Feb. 29, 2016 6:38 P.M. (Updated: Feb. 29, 2016 6:39 P.M.)
Israeli soldiers stand guard near the site where a Palestinian allegedly attempted to stab a soldier before being shot dead in Hebron. (AFP/Hazem Bader, File)
BETHLEHEM (Ma'an) -- The Israeli army said Monday it had detained two Palestinian brothers allegedly responsible for a series of shootings in Hebron in recent months that wounded four Israelis.

The Israeli army said in a statement that brothers Nazar Faisal Muhammad Badi, 23, and Akram Faisal Muhammad Badi, 23, "confessed" to some five shootings in the southern occupied West Bank between November and early January.

The army said the brothers had used an "improvised sniper rifle," as well as another rifle, to carry out the shootings.

According to the statement, the first shooting in Hebron's Old City targeted Israeli settlers near the Ibrahimi Mosque in Hebron's Old City.

Firing from a building, they allegedly shot and wounded two settlers before then slipping into the nearby wedding of their cousin.

In the following weeks, they allegedly carried out another three shootings. The first on Nov. 25 resulted in no injuries, while two others on Jan. 3 left an Israeli army cadet severely wounded and an Israeli soldiers lightly injured, the statement said.

Nazar was detained for questioning on Jan. 9, and his brother, Akram, allegedly later confessed "in order to avert suspicion from his brother."

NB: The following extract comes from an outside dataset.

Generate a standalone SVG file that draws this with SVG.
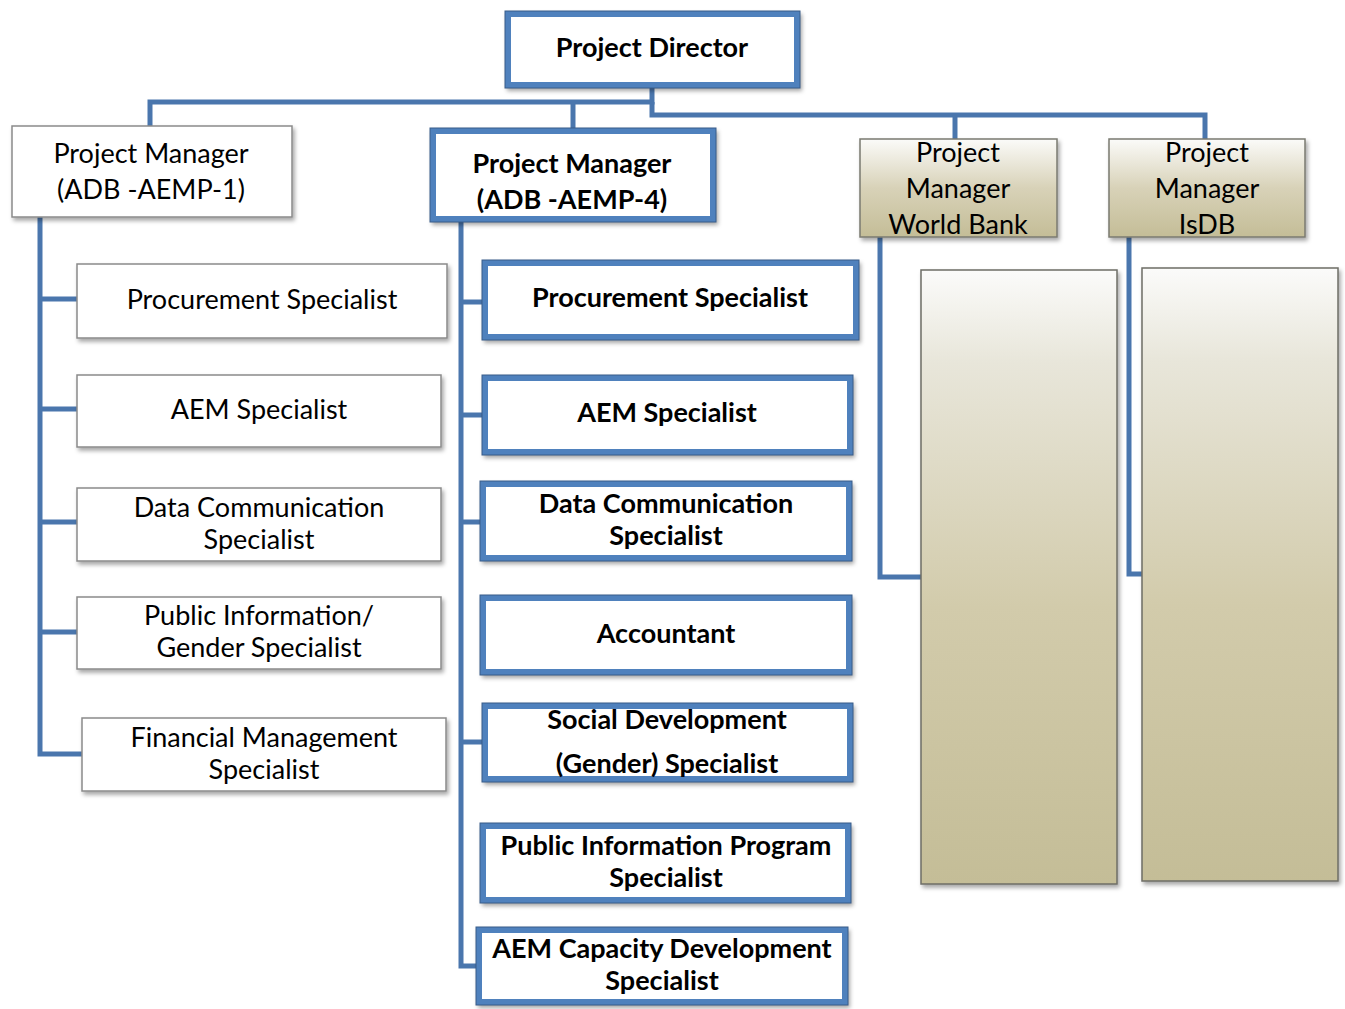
<svg xmlns="http://www.w3.org/2000/svg" width="1345" height="1009" viewBox="0 0 1345 1009">
<defs>
<filter id="sh" x="-10%" y="-10%" width="130%" height="140%">
<feDropShadow dx="2" dy="3" stdDeviation="2" flood-color="#000" flood-opacity="0.35"/>
</filter>
<linearGradient id="tan" x1="0" y1="0" x2="0" y2="1">
<stop offset="0" stop-color="#fbfbf9"/>
<stop offset="0.5" stop-color="#d8d2b8"/>
<stop offset="1" stop-color="#c4bd97"/>
</linearGradient>
<linearGradient id="tan2" x1="0" y1="0" x2="0" y2="1">
<stop offset="0" stop-color="#fbfbfa"/>
<stop offset="0.15" stop-color="#e8e6da"/>
<stop offset="0.55" stop-color="#d2cbab"/>
<stop offset="1" stop-color="#c4bd97"/>
</linearGradient>
</defs>
<style>
.plain{fill:#fff;stroke:#8a8a8a;stroke-width:1.5;filter:url(#sh)}
.blue{fill:#fff;stroke:#4f81bd;stroke-width:6;filter:url(#sh)}
.blueo{fill:none;stroke:#385d8a;stroke-width:1}
.tanb{fill:url(#tan);stroke:#7a7a70;stroke-width:1.5;filter:url(#sh)}
.tanc{fill:url(#tan2);stroke:#6e6e66;stroke-width:1.5;filter:url(#sh)}
.t{font-family:Lato,"Open Sans",sans-serif;font-size:27px;fill:#000;text-anchor:middle}
.b{font-family:Lato,"Open Sans",sans-serif;font-size:27px;font-weight:bold;fill:#000;text-anchor:middle}
.c{fill:none;stroke:#4a76ad;stroke-width:5}
</style>
<g id="connectors">
<path class="c" d="M652,88 V102 H150 V126"/>
<path class="c" d="M573,102 V128"/>
<path class="c" d="M652,102 V115 H1205 V139"/>
<path class="c" d="M955,115 V139"/>
<path class="c" d="M40,217 V754 H82"/>
<path class="c" d="M40,299 H77 M40,409 H77 M40,522 H77 M40,632 H77"/>
<path class="c" d="M461,222 V966 H476"/>
<path class="c" d="M461,302 H482 M461,415 H482 M461,522 H480 M461,742 H482"/>
<path class="c" d="M880,237 V577 H921"/>
<path class="c" d="M1129,237 V574 H1142"/>
</g>
<g id="director">
<rect class="blue" x="508" y="14" width="289" height="71"/>
<rect class="blueo" x="505" y="11" width="295" height="77"/>
<text class="b" x="652" y="57">Project Director</text>
</g>
<g id="pm1">
<rect class="plain" x="12" y="126" width="280" height="91"/>
<text class="t" x="151" y="163">Project Manager</text>
<text class="t" x="151" y="199">(ADB -AEMP-1)</text>
</g>
<g id="pm4">
<rect class="blue" x="433" y="131" width="280" height="88"/>
<rect class="blueo" x="430" y="128" width="286" height="94"/>
<text class="b" x="572" y="173">Project Manager</text>
<text class="b" x="572" y="209">(ADB -AEMP-4)</text>
</g>
<g id="pmwb">
<rect class="tanb" x="860" y="139" width="197" height="98"/>
<text class="t" x="958" y="162">Project</text>
<text class="t" x="958" y="198">Manager</text>
<text class="t" x="958" y="234">World Bank</text>
</g>
<g id="pmisdb">
<rect class="tanb" x="1109" y="139" width="196" height="98"/>
<text class="t" x="1207" y="162">Project</text>
<text class="t" x="1207" y="198">Manager</text>
<text class="t" x="1207" y="234">IsDB</text>
</g>
<g id="wbbox"><rect class="tanc" x="921" y="270" width="196" height="614"/></g>
<g id="isdbbox"><rect class="tanc" x="1142" y="268" width="196" height="613"/></g>
<g id="l-proc">
<rect class="plain" x="77" y="264" width="370" height="74"/>
<text class="t" x="262" y="309">Procurement Specialist</text>
</g>
<g id="l-aem">
<rect class="plain" x="77" y="375" width="364" height="72"/>
<text class="t" x="259" y="419">AEM Specialist</text>
</g>
<g id="l-data">
<rect class="plain" x="77" y="488" width="364" height="73"/>
<text class="t" x="259" y="517">Data Communication</text>
<text class="t" x="259" y="549">Specialist</text>
</g>
<g id="l-pub">
<rect class="plain" x="77" y="597" width="364" height="72"/>
<text class="t" x="259" y="625">Public Information/</text>
<text class="t" x="259" y="657">Gender Specialist</text>
</g>
<g id="l-fin">
<rect class="plain" x="82" y="718" width="364" height="73"/>
<text class="t" x="264" y="747">Financial Management</text>
<text class="t" x="264" y="779">Specialist</text>
</g>
<g id="m-proc">
<rect class="blue" x="485" y="263" width="371" height="74"/>
<rect class="blueo" x="482" y="260" width="377" height="80"/>
<text class="b" x="670" y="307">Procurement Specialist</text>
</g>
<g id="m-aem">
<rect class="blue" x="485" y="378" width="365" height="74"/>
<rect class="blueo" x="482" y="375" width="371" height="80"/>
<text class="b" x="667" y="422">AEM Specialist</text>
</g>
<g id="m-data">
<rect class="blue" x="483" y="484" width="366" height="74"/>
<rect class="blueo" x="480" y="481" width="372" height="80"/>
<text class="b" x="666" y="513">Data Communication</text>
<text class="b" x="666" y="545">Specialist</text>
</g>
<g id="m-acc">
<rect class="blue" x="483" y="598" width="366" height="74"/>
<rect class="blueo" x="480" y="595" width="372" height="80"/>
<text class="b" x="666" y="643">Accountant</text>
</g>
<g id="m-soc">
<rect class="blue" x="485" y="706" width="365" height="73"/>
<rect class="blueo" x="482" y="703" width="371" height="79"/>
<text class="b" x="667" y="729">Social Development</text>
<text class="b" x="667" y="773">(Gender) Specialist</text>
</g>
<g id="m-pip">
<rect class="blue" x="483" y="826" width="365" height="74"/>
<rect class="blueo" x="480" y="823" width="371" height="80"/>
<text class="b" x="666" y="855">Public Information Program</text>
<text class="b" x="666" y="887">Specialist</text>
</g>
<g id="m-cap">
<rect class="blue" x="479" y="930" width="366" height="72"/>
<rect class="blueo" x="476" y="927" width="372" height="78"/>
<text class="b" x="662" y="958">AEM Capacity Development</text>
<text class="b" x="662" y="990">Specialist</text>
</g>
</svg>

According to the statement, Akram carried out one more shooting in Hebron that did not result in any injuries and afterwards hid the rifles in a quarry in southern Hebron, before turning himself in to the Israeli authorities.

The Israeli army statement did not say when the two brothers would be tried. They will join thousands of Palestinians brought through the Israeli military court system every year.

An annual military courts report documented in 2011 that Israeli military courts in the West Bank have a 99.74 percent conviction rate for Palestinians brought before them.

Rights groups have alleged that Palestinian detainees are often held arbitrarily and charged after forced confession under interrogation and use of false evidence.